For the listing below, give the number of lines in which "this" occurs. Add nothing.
/---
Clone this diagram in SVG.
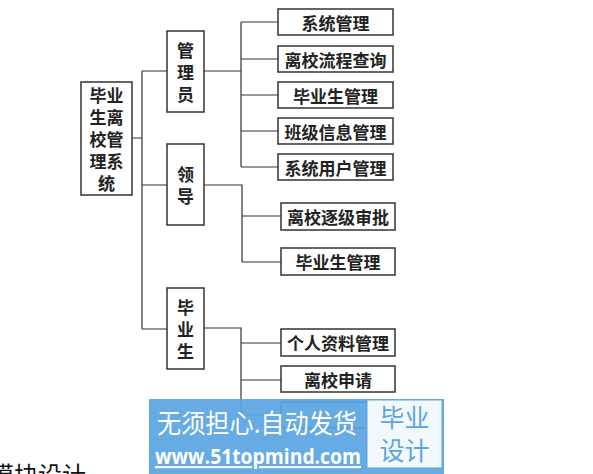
<svg xmlns="http://www.w3.org/2000/svg" width="593" height="474" viewBox="0 0 593 474">
<style>
.box{fill:#fff;stroke:#333;stroke-width:1.5}
.ln{fill:none;stroke:#333;stroke-width:1.2}
.t{font-family:"Noto Sans CJK SC","Noto Sans CJK TC",sans-serif;font-size:17px;font-weight:bold;fill:#222;text-anchor:middle;dominant-baseline:central}
.wm{font-family:"Noto Sans CJK SC","Open Sans",sans-serif}
</style>
<rect width="593" height="474" fill="#fff"/>
<g id="connectors">
<path class="ln" d="M132 138H142M142 71V329M142 71H167M142 185H167M142 329H167"/>
<path class="ln" d="M204 71H241M241 22V167M241 22H278M241 59H278M241 95H278M241 131H278M241 167H278"/>
<path class="ln" d="M204 185H242V262M242 216H281M242 262H281"/>
<path class="ln" d="M204 328H241V415M241 343H281M241 380H281M241 415H281"/>
</g>
<g id="root"><rect class="box" x="81" y="82" width="51" height="113"/>
<text class="t" x="106.5" y="94">毕业</text><text class="t" x="106.5" y="116">生离</text><text class="t" x="106.5" y="138">校管</text><text class="t" x="106.5" y="160">理系</text><text class="t" x="106.5" y="182">统</text></g>
<g id="admin"><rect class="box" x="167" y="31" width="37" height="81"/>
<text class="t" x="185.5" y="49">管</text><text class="t" x="185.5" y="71">理</text><text class="t" x="185.5" y="93">员</text></g>
<g id="leader"><rect class="box" x="167" y="144" width="37" height="81"/>
<text class="t" x="185.5" y="173">领</text><text class="t" x="185.5" y="195">导</text></g>
<g id="grad"><rect class="box" x="167" y="288" width="37" height="81"/>
<text class="t" x="185.5" y="306">毕</text><text class="t" x="185.5" y="328">业</text><text class="t" x="185.5" y="350">生</text></g>
<g id="a1"><rect class="box" x="278" y="9" width="115" height="26"/><text class="t" x="335.5" y="22">系统管理</text></g>
<g id="a2"><rect class="box" x="278" y="46" width="115" height="26"/><text class="t" x="335.5" y="59">离校流程查询</text></g>
<g id="a3"><rect class="box" x="278" y="82" width="115" height="26"/><text class="t" x="335.5" y="95">毕业生管理</text></g>
<g id="a4"><rect class="box" x="278" y="118" width="115" height="26"/><text class="t" x="335.5" y="131">班级信息管理</text></g>
<g id="a5"><rect class="box" x="278" y="154" width="115" height="26"/><text class="t" x="335.5" y="167">系统用户管理</text></g>
<g id="l1"><rect class="box" x="281" y="203" width="114" height="27"/><text class="t" x="338" y="216.5">离校逐级审批</text></g>
<g id="l2"><rect class="box" x="281" y="248" width="114" height="27"/><text class="t" x="338" y="261.5">毕业生管理</text></g>
<g id="g1"><rect class="box" x="281" y="329" width="114" height="27"/><text class="t" x="338" y="342.5">个人资料管理</text></g>
<g id="g2"><rect class="box" x="281" y="366" width="114" height="26"/><text class="t" x="338" y="379">离校申请</text></g>
<g id="g3"><rect class="box" x="281" y="402" width="114" height="26"/></g>
<text x="-10" y="484" font-family="Noto Sans CJK SC,sans-serif" font-size="24" fill="#111">模块设计</text>
<g id="watermark">
<rect x="149" y="399" width="295" height="75" fill="#5ba5e3" opacity="0.93"/>
<rect x="367" y="400" width="75" height="68" fill="#fff" opacity="0.92" stroke="#5ba5e3"/>
<text class="wm" x="404.5" y="427" font-size="25" fill="#5ba5e3" text-anchor="middle">毕业</text>
<text class="wm" x="404.5" y="460" font-size="25" fill="#5ba5e3" text-anchor="middle">设计</text>
<text class="wm" x="157" y="433" font-size="26" fill="#fff" textLength="200" lengthAdjust="spacingAndGlyphs">无须担心.自动发货</text>
<text x="155" y="464" font-family="Open Sans,sans-serif" font-weight="bold" font-size="22" fill="#fff" text-decoration="underline" textLength="206" lengthAdjust="spacingAndGlyphs">www.51topmind.com</text>
</g>
</svg>
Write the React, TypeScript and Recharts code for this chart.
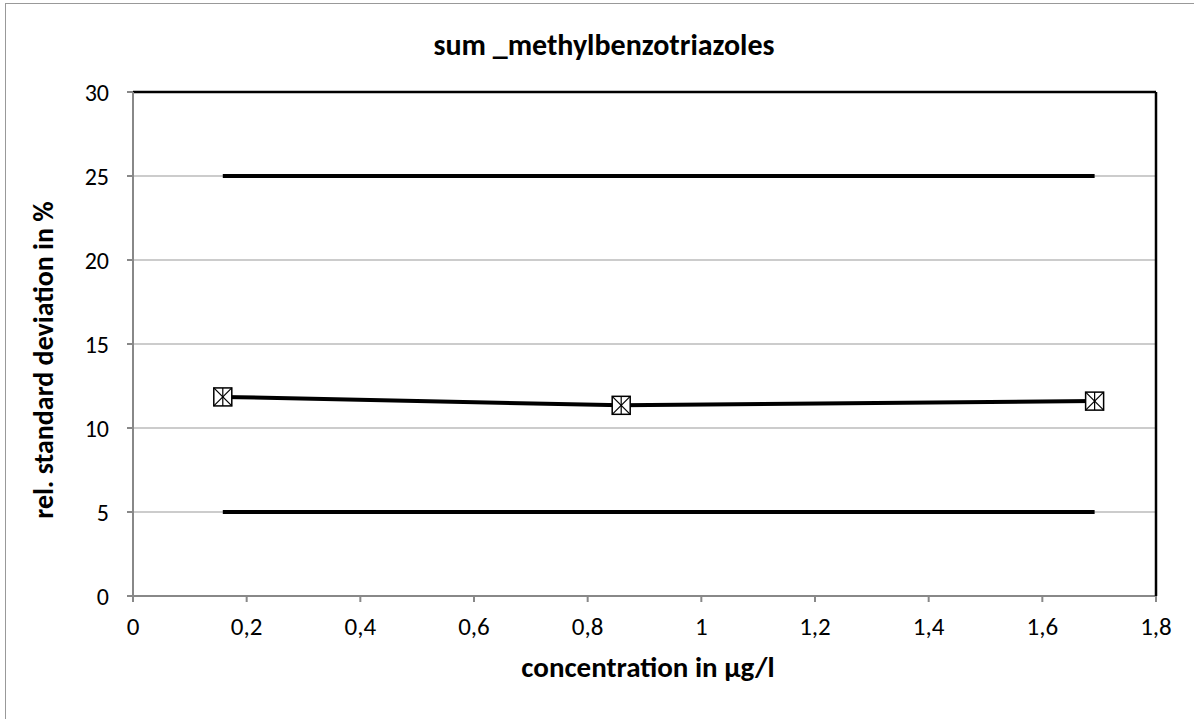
\---
* **Expected answer**
2